A la mujer afgana
OPINIÓN
No puedo ver, tampoco lo necesito, porque con la mirada ensombrecida puedo disfrutar en toda su intensidad de los otros sentidos. Los percibo a través de un líquido en el que estoy sumergido y que destila paz. Estoy en el vientre de una mujer, tan unido a ella como si fuéramos una sola carne. Lo más parecido a un sufrimiento es no poder apreciar todo el amor que me transmite. Lloro desconsoladamente cuando noto que algo está arrastrándome al tiempo que percibo una claridad que no necesitaba.
Todo ha salido bien, oigo comentar, mientras mi angustia va en aumento. La mujer me acoge en sus brazos. Me siento seguro. Es mi madre. Aprecio con más intensidad el amor que me dedica al sentir el tacto de sus dedos cuando me acaricia o la señal indeleble que sus labios dejan en mi cuerpo al besarme con avaricia.
Mi madre ya nunca me abandonará. En la niñez y adolescencia el vértigo de vivir plenamente no me ofrece un descanso para observarla, si así fuera la vería siempre atenta a mis movimientos y hasta mis sueños estarían en su punto de mira; en su lucha diaria para conseguirme un alimento que ella misma echa en falta.
Un buen día, aquella niña que fue tu amiga durante años, hace un gesto, te dedica una mirada o dice una frase que hace que te fijes en ella de otra manera. Ya la consideras especial y necesitas su compañía; cuando estás a su lado el mundo se reduce a vosotros dos. Otra mujer. Vuelvo a tener los sentidos alerta. Es mi novia, será mi mujer y seremos, también, una sola carne.
Todas las mujeres que se cruzan en nuestras vidas son una sola: la mujer. Alter ego entre todas ellas. Y ella, la mujer, también somos nosotros, una sola carne, de ella nacemos, con ella nos alimentamos, con su presencia evocamos sentimientos jamás intuidos de otra manera.

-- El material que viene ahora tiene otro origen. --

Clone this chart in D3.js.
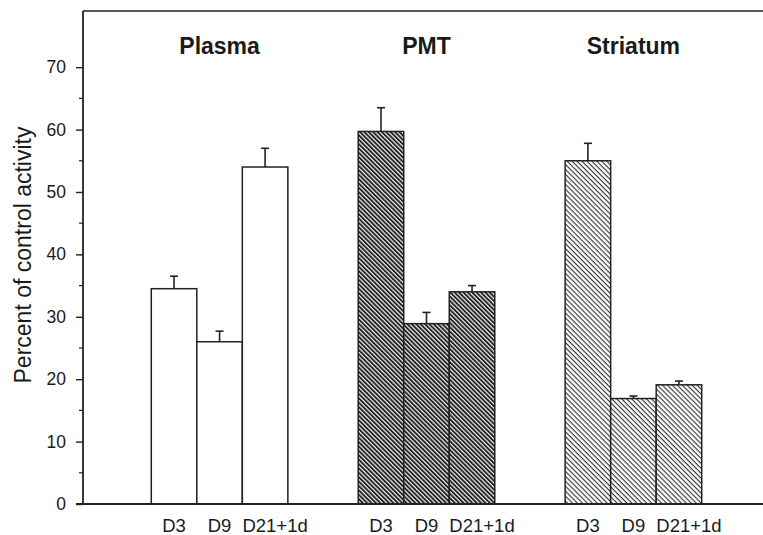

Esconder a la mujer, no sentirla a nuestro lado es hacer desaparecer una parte de nosotros, uno de nuestros órganos vitales, nuestra destrucción como seres humanos. Intentar relegarla a un olvido imposible es producto del propio temor a no poder olvidarla, del miedo a su ausencia, del pánico, en definitiva, a reconocer nuestra total dependencia. Y ese es el proceder de los débiles y de los cobardes, de aquellos que necesitan de las armas como prótesis necesaria para sus cerebros vacíos, de los mismos que pueden despreciar al ser humano porque no tuvieron, ni tendrán, la posibilidad de saborear la vida como tal, su ausencia de sentimientos por no tener a la mujer evocadora a su lado se lo impide.